Folha de S.Paulo

Velejador supera o ‘Everest dos mares’ após incêndio e quebras

- ALEX SABINO

DE SÃO PAULO

De cabeça para a baixo, pendurado pelo tornozelo, no escuro da madrugada e a poucos metros de cair no Oceano Pacífico, Conrad Colman, 33, percebeu: poderia morrer ali.

“Não tinha a menor ideia de como sair ”, disse o neozelandê­s à Folha.

O barco Foresight Natural Energy foi sua casa por 106 dias, o tempo que levou para completar a Vendée Globe Race, uma das corridas de vela mais exigentes do planeta. Uma volta ao mundo de 40 mil quilômetro­s que Colman jurou que terminaria. Conseguiu depois de sacrifício que justificou o apelido da prova: o “Everest dos mares”. Cruzou a linha de chegada na embarcação com a velocidade de 2,4 nós (4,4 km/h).

“Sabia que seria um desafio. Mas foi muito maior do que sonhava”, disse Colman.

Ao tropeçar e ficar preso pela corda, o capacete com lanterna que usava caiu no mar. Ficou uma hora no breu até sair daquela situação e voltar ao barco. Teve mais.

A largada e a chegada foram em Les Sables-d’Olonne, na França. No sul do Oceano Atlântico, o piloto automático parou de funcionar e o barco começou adernar para a direita.

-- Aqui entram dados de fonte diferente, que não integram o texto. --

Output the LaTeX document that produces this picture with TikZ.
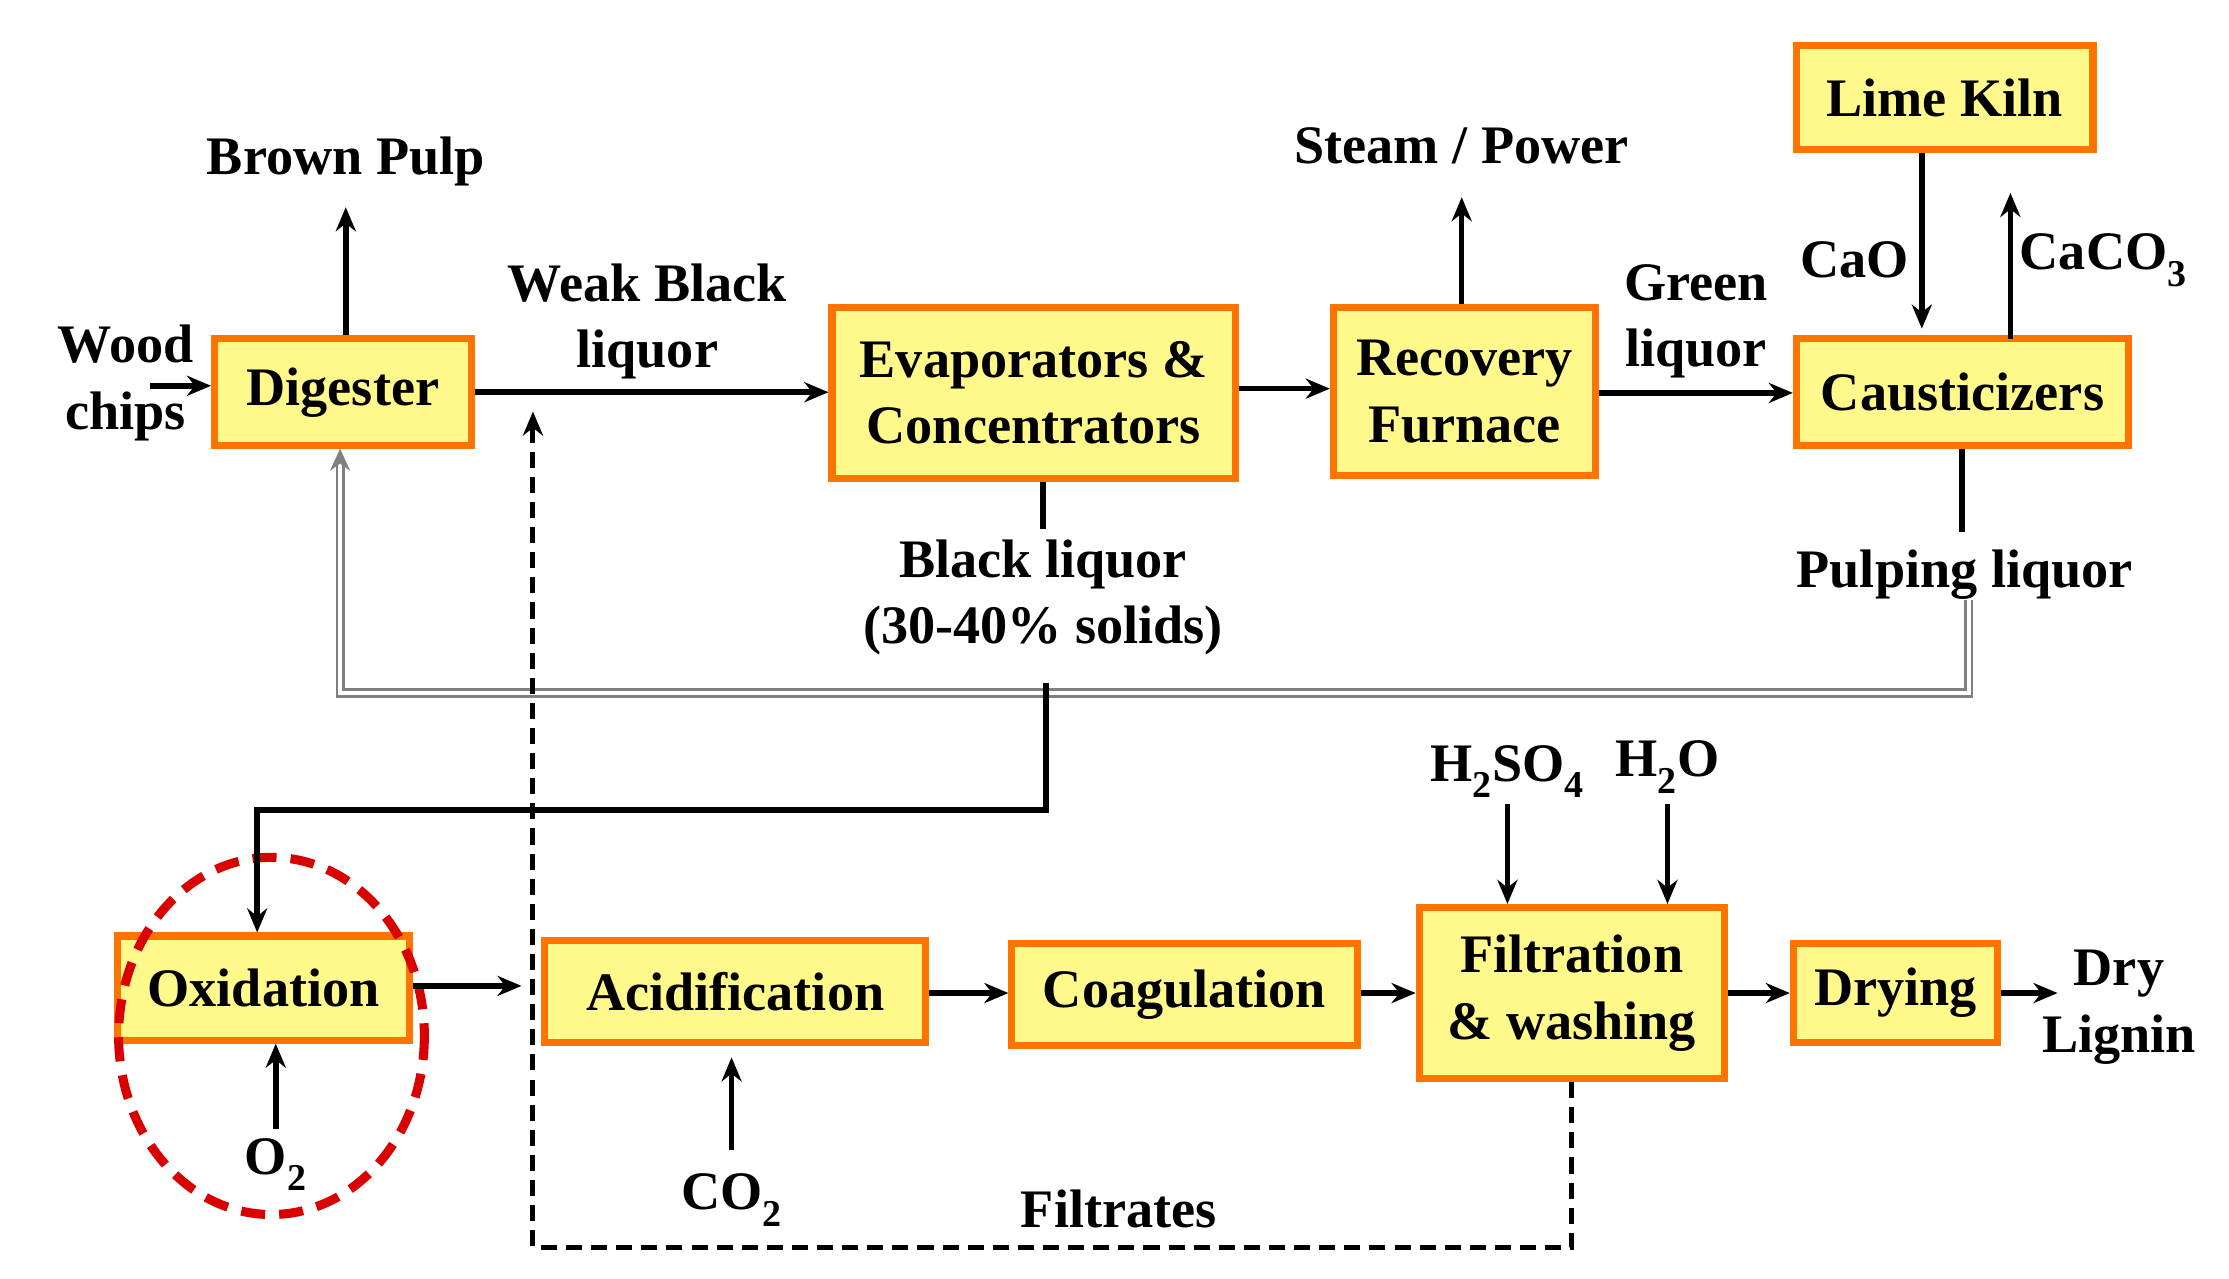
\documentclass[tikz,border=0pt]{standalone}
\usepackage{fontspec}
\setmainfont{Liberation Serif}
\usetikzlibrary{arrows.meta}
\begin{document}
\begin{tikzpicture}[x=0.05cm,y=-0.05cm,
 box/.style={draw=orange!90!red,fill=yellow!45,line width=7pt,inner sep=0pt,align=center,font=\bfseries\fontsize{54}{66}\selectfont},
 lbl/.style={inner sep=0pt,align=center,font=\bfseries\fontsize{54}{66}\selectfont},
 ar/.style={line width=5.5pt,-{Stealth[length=24pt,width=20pt]}},
 ln/.style={line width=5.5pt}]
\useasboundingbox (0,0) rectangle (1560,895);
\node[box,minimum width=180*1.42pt,minimum height=75*1.42pt] (dig) at (240,274.5) {Digester};
\node[box,minimum width=283*1.42pt,minimum height=120*1.42pt] (eva) at (723.5,275) {Evaporators \&\\Concentrators};
\node[box,minimum width=184*1.42pt,minimum height=118*1.42pt] (rec) at (1025,274) {Recovery\\Furnace};
\node[box,minimum width=208*1.42pt,minimum height=73*1.42pt] (kil) at (1361,68.5) {Lime Kiln};
\node[box,minimum width=233*1.42pt,minimum height=75*1.42pt] (cau) at (1373.5,274.5) {Causticizers};
\node[box,minimum width=205*1.42pt,minimum height=73*1.42pt] (oxi) at (184.5,691.5) {Oxidation};
\node[box,minimum width=267*1.42pt,minimum height=72*1.42pt] (aci) at (514.5,694) {Acidification};
\node[box,minimum width=242*1.42pt,minimum height=72*1.42pt] (coa) at (829,696) {Coagulation};
\node[box,minimum width=214*1.42pt,minimum height=120*1.42pt] (fil) at (1100,695) {Filtration\\\& washing};
\node[box,minimum width=143*1.42pt,minimum height=70*1.42pt] (dry) at (1326.5,695) {Drying};
\draw[red!85!black,line width=9pt,dash pattern=on 24pt off 14pt] (190,725) ellipse [x radius=107,y radius=125];

\node[lbl] (bp) at (242,113) {Brown Pulp};
\node[lbl] (wc) at (88,268) {Wood\\chips};
\node[lbl] (wbl) at (453,225) {Weak Black\\liquor};
\node[lbl] (sp) at (1023,102) {Steam / Power};
\node[lbl] (gl) at (1187,225) {Green\\liquor};
\node[lbl] (cao) at (1298,182) {CaO};
\node[lbl] (caco) at (1472,182) {CaCO$_{\mathbf 3}$};
\node[lbl] (pl) at (1375,402) {Pulping liquor};
\node[lbl] (bl) at (730,418) {Black liquor\\(30-40\% solids)};
\node[lbl] (o2) at (193,815) {O$_{\mathbf 2}$};
\node[lbl] (co2) at (512,840) {CO$_{\mathbf 2}$};
\node[lbl] (ft) at (783,846) {Filtrates};
\node[lbl] (hs) at (1055,540) {H$_{\mathbf 2}$SO$_{\mathbf 4}$};
\node[lbl] (hw) at (1167,537) {H$_{\mathbf 2}$O};
\node[lbl] (dl) at (1483,705) {Dry\\Lignin};

\coordinate (bpa) at (242,145);
\coordinate (wca) at (105,270);
\coordinate (spa) at (1023,138);
\coordinate (cca) at (1407,135);
\coordinate (acin) at (365,690);
\coordinate (dla) at (1440,695);
\coordinate (o2a) at (193,790);
\coordinate (co2a) at (512,805);
\coordinate (hsa) at (1055,563);
\coordinate (hwa) at (1167,563);
\coordinate (dashtop) at (373,288);

\draw[ar] (dig.north-|bpa) -- (bpa);
\draw[ar] (wca) -- (dig.west|-wca);
\draw[ar] (dig.east) -- (eva.west|-dig.east);
\draw[ar] (eva.east|-0,272) -- (rec.west|-0,272);
\draw[ar] (rec.north-|spa) -- (spa);
\draw[ar] (rec.east|-0,275) -- (cau.west|-0,275);
\draw[ar] (kil.south-|1345,0) -- (1345,230);
\draw[ar] (1407,237) -- (cca);
\draw[ln] (cau.south-|1373,0) -- (1373,372);
\draw[gray,double=white,double distance=4pt,line width=2.5pt,-{Stealth[length=22pt,width=20pt]}] (1378,420) -- (1378,485) -- (238,485) -- (238,314);
\draw[ln] (eva.south-|730,0) -- (730,370);
\draw[ar] (732,478) -- (732,567) -- (180,567) -- (oxi.north-|180,0);
\draw[ar] (oxi.east|-0,690) -- (acin);
\draw[ar] (o2a) -- (oxi.south-|o2a);
\draw[ar] (co2a) -- (512,740);
\draw[ar] (aci.east|-0,695) -- (coa.west|-0,695);
\draw[ar] (coa.east|-0,695) -- (fil.west|-0,695);
\draw[ar] (fil.east|-0,695) -- (dry.west|-0,695);
\draw[ar] (dry.east|-0,695) -- (dla);
\draw[ar] (hsa) -- (fil.north-|hsa);
\draw[ar] (hwa) -- (fil.north-|hwa);
\draw[line width=5pt,dash pattern=on 16pt off 9pt,-{Stealth[length=24pt,width=20pt]}] (fil.south) -- (1100,873) -- (373,873) -- (dashtop);
\end{tikzpicture}
\end{document}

Colman ficou preso por três horas no cockpit, sem conseguir sair. Poderia pedir socorro, mas este não chegaria a tempo se o Foresight seguisse tombando.

Ele resolveu às pressas o problema mecânico e a embarcação voltou à posição normal. “Se eu estivesse na Apolo 11 [primeira espaçonave a pousar na lua] teria mais chance de ser resgatado do que naquela situação. Eu tinha de consertar logo.”

No Oceano Índico, um curto circuito causou incêndio no barco e poderia tê-lo destruído. Ao acionar o extintor para apagar o fogo, Colman teve mais um item para a coleção de apuros: este não funcionava. Correu para pegar cobertor elétrico e abafar as chamas. Levou um choque que o atirou longe.

“Apesar de tudo isso, consegui conter o fogo.”

O pior estava por vir. Após 97 dias no mar, o mastro quebrou no meio. Faltavam 1.100 quilômetro­s para a chegada. O velejador estava próximo da costa portuguesa e era possível pedir ajuda. Isso significar­ia desistir da prova.

Apesar do pouco espaço físico e da limitação de equipament­os, ele usou peças de madeira quebradas, corda e cola e improvisou nova peça. LEMBRANÇA Quando Colman tinha 11 meses, seu pai morreu em um acidente. Caiu do topo do mastro de um barco quando tentava arrumá-lo.

“Não tive medo. Problemas com mastros são comuns. Era questão de honra terminar a prova. Chegaria nem se fosse remando”, disse.

Honra e sonho. O Foresight era um barco de segunda mão comprado por Colman por R$ 1,6 milhão. Raspou as economias da família para adquirilo. Uma quantia pequena se comparada aos concorrent­es na prova, patrocinad­os por grandes empresas e com equipes a bordo e em terra.

O time de apoio de Colman era sua mulher, Clara. Foi ela quem o esperou na linha de chegada com um prato de salada. Nos últimos dias, o velejador sobreviveu com biscoitos e brotos de alfafa. O resto da comida havia acabado. Vegetarian­o, ele se recusava a pescar. No período, ingeriu 700 calorias por dia, um terço do que precisava.

De sua casa, em Lorient, na França, ele planeja a próxima aventura. Apesar dos apertos, quer disputar a prova de novo. Segundo ele, para ganhar. Neste ano, ele foi o 16º entre os 16 que completara­m a corrida.

“Diante de tudo o que aconteceu, foi uma vitória.”